Transcribe the listing that follows in full, omitting pictures.

Collected data
┌────────
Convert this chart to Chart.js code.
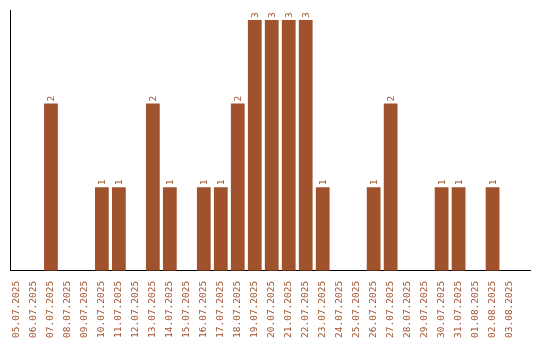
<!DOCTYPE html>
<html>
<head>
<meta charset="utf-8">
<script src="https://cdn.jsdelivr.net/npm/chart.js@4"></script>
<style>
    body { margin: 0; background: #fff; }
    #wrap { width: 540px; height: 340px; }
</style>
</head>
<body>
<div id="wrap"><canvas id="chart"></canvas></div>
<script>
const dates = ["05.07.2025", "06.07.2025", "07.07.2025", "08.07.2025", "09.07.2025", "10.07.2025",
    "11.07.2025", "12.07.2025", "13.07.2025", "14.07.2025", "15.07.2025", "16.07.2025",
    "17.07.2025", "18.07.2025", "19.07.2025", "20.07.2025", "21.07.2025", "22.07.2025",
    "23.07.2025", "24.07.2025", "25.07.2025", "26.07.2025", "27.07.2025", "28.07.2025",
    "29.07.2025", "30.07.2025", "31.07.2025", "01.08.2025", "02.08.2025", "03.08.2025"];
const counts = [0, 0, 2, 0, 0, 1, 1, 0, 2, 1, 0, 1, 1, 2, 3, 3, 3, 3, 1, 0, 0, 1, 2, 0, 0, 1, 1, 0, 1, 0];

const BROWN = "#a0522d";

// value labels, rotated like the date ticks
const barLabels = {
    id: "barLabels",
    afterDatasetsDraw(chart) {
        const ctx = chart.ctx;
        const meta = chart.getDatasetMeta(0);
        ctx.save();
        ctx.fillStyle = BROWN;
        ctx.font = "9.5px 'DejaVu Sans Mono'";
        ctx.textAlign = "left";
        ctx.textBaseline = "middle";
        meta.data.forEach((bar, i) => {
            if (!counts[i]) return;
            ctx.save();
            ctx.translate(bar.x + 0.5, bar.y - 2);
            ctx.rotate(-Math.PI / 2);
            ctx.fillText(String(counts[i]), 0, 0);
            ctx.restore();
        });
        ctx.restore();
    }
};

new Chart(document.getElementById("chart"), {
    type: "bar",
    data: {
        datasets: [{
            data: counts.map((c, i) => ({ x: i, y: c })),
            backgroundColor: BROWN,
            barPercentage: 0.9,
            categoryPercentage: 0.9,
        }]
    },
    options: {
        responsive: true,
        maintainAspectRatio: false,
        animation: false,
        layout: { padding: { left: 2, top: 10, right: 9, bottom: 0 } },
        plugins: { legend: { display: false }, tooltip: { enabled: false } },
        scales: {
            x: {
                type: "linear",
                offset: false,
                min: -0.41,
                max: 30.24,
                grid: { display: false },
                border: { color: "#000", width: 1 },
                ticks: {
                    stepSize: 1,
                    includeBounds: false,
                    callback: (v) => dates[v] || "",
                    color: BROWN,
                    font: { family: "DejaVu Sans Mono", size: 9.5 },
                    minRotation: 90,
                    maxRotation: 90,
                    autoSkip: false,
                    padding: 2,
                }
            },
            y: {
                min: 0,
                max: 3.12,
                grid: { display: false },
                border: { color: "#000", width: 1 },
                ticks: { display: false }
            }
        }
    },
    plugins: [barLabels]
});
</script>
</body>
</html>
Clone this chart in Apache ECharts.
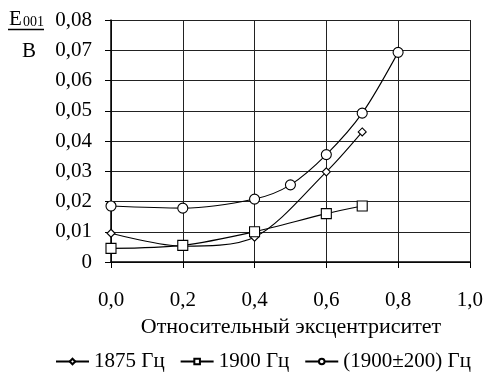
└────────
WRITTEN SOLUTION
Convert this chart to Chart.js code.
<!DOCTYPE html>
<html>
<head>
<meta charset="utf-8">
<script src="https://cdn.jsdelivr.net/npm/chart.js@4"></script>
<style>
    body { margin: 0; background: #fff; }
    #wrap { width: 540px; height: 340px; }
</style>
</head>
<body>
<div id="wrap"><canvas id="chart"></canvas></div>
<script>
const dates = ["05.07.2025", "06.07.2025", "07.07.2025", "08.07.2025", "09.07.2025", "10.07.2025",
    "11.07.2025", "12.07.2025", "13.07.2025", "14.07.2025", "15.07.2025", "16.07.2025",
    "17.07.2025", "18.07.2025", "19.07.2025", "20.07.2025", "21.07.2025", "22.07.2025",
    "23.07.2025", "24.07.2025", "25.07.2025", "26.07.2025", "27.07.2025", "28.07.2025",
    "29.07.2025", "30.07.2025", "31.07.2025", "01.08.2025", "02.08.2025", "03.08.2025"];
const counts = [0, 0, 2, 0, 0, 1, 1, 0, 2, 1, 0, 1, 1, 2, 3, 3, 3, 3, 1, 0, 0, 1, 2, 0, 0, 1, 1, 0, 1, 0];

const BROWN = "#a0522d";

// value labels, rotated like the date ticks
const barLabels = {
    id: "barLabels",
    afterDatasetsDraw(chart) {
        const ctx = chart.ctx;
        const meta = chart.getDatasetMeta(0);
        ctx.save();
        ctx.fillStyle = BROWN;
        ctx.font = "9.5px 'DejaVu Sans Mono'";
        ctx.textAlign = "left";
        ctx.textBaseline = "middle";
        meta.data.forEach((bar, i) => {
            if (!counts[i]) return;
            ctx.save();
            ctx.translate(bar.x + 0.5, bar.y - 2);
            ctx.rotate(-Math.PI / 2);
            ctx.fillText(String(counts[i]), 0, 0);
            ctx.restore();
        });
        ctx.restore();
    }
};

new Chart(document.getElementById("chart"), {
    type: "bar",
    data: {
        datasets: [{
            data: counts.map((c, i) => ({ x: i, y: c })),
            backgroundColor: BROWN,
            barPercentage: 0.9,
            categoryPercentage: 0.9,
        }]
    },
    options: {
        responsive: true,
        maintainAspectRatio: false,
        animation: false,
        layout: { padding: { left: 2, top: 10, right: 9, bottom: 0 } },
        plugins: { legend: { display: false }, tooltip: { enabled: false } },
        scales: {
            x: {
                type: "linear",
                offset: false,
                min: -0.41,
                max: 30.24,
                grid: { display: false },
                border: { color: "#000", width: 1 },
                ticks: {
                    stepSize: 1,
                    includeBounds: false,
                    callback: (v) => dates[v] || "",
                    color: BROWN,
                    font: { family: "DejaVu Sans Mono", size: 9.5 },
                    minRotation: 90,
                    maxRotation: 90,
                    autoSkip: false,
                    padding: 2,
                }
            },
            y: {
                min: 0,
                max: 3.12,
                grid: { display: false },
                border: { color: "#000", width: 1 },
                ticks: { display: false }
            }
        }
    },
    plugins: [barLabels]
});
</script>
</body>
</html>
Clone this chart in Apache ECharts.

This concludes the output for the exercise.